Saturday, August 13, 2005

(M)eagerly anticipated Venice Biennale Review

Wow, I have been really late on this update.
Sorry folks, all 3 of you who read this.
My girlfriend and I have been on vacation in the Italian alps, and not spending too much time in front of a computer.

We really are in the mountains, there's a bat flying around outside, I can hear it's sonar go, "squeak squeak."

I kept planning to write a review of the Venice Biennale, but I kept putting it off.
But I had to eventually do it, and here it is, finally.

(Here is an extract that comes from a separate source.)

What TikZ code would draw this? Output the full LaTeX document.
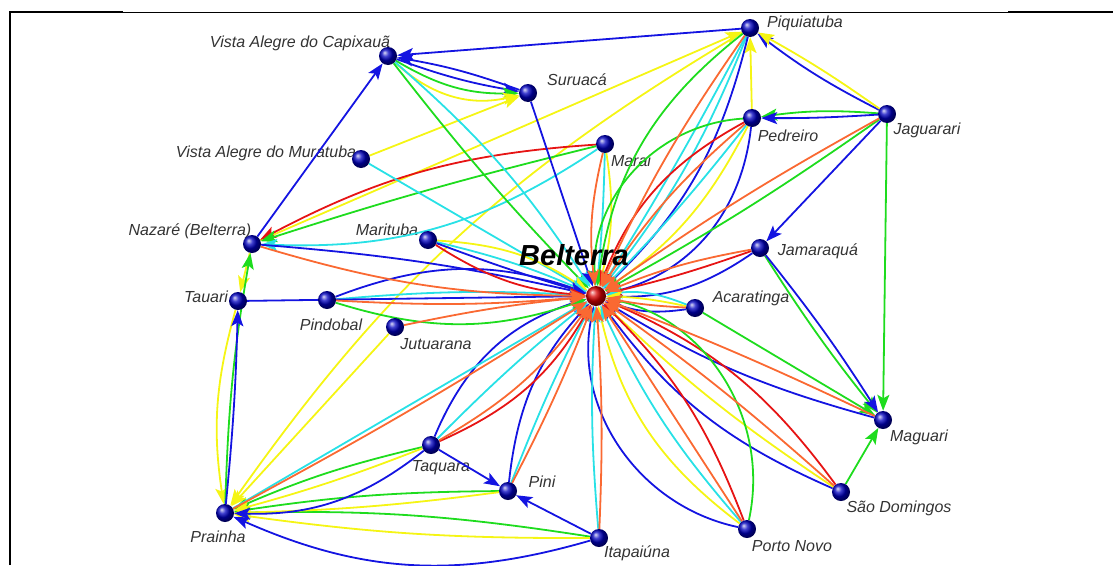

Venice was so hot and humid, and in the International Pavilion, I got attacked by mosquitos. I had 10 bites on my legs and they didn't heal very fast, I think I may have been allergic to this particular breed of mosquito. They must like my high blood sugar, I need to eat more garlic or something.
And Venice is really crowded with tourists in the summer. Imagine being stuck in a crowded bus-boat with a lot of other sweaty and stinky tourists, and you're starting to get the picture.
As a result, it was difficult to really appreciate any art, when it was 90+ degrees in the gallery space.

My friend Glenn Zucman used to rate gallery openings by the quality of the food and drinks, and not on the quality of the artwork itself. In the case of the Venice Biennale, I am rating the exhibits by the quality of the air conditioning. So...
Gilbert & George recieve extremely high marks, thanks to the great A/C in the British Pavilion. Likewise for Ed Ruscha and the great air conditioning in the U.S.A.'s Pavilion.
Good marks go to the artists representing Denmark, Korea, and Isreal, and their well-conditioned national pavilions.
Poor marks go to Gabriela Fridriksdottir representing Iceland, and their pavilion, which was a grass hut, outside, in the heat and humidity. (To be fair, Fridriksdottir's artwork was interesting: a multi-media exploration and updating of Icelandic myth and legend, but it was too fucking hot!)
The worst was Jeroen de Rijke & Willem de Rooy, who represented the Netherlands. They had a boring hour-long-art-movie, in a big pavilion with NO air conditioning or ventilation at all! Video art with no A/C. Two thumbs down, and the middle finger!

While there WAS some great work in the Arsenal, it was just too hot... to...think... about ...anything...except...air...conditioning.
And there were some great pieces, particularily by Dutch architect Rem Koolhaas and Argentinian artist Sergio Vega. But there was NO A/C in the whole Arsenal. So forget it!
(O.K one serious thought) There were some giant banners by the Guerilla Girls, and while I generally agree with what they say, I feel as if their statements are supposed to be posters and billboards, and not works of art unto themselves. I wonder why curators don't take the space they give to the Guerilla Girls and simply put in more women and minority artists?

Regardless, it was too hot in the Arsenal section of the Biennale. It was just too hot and crowded in Venice altogether, and I don't want to go back there for a long time!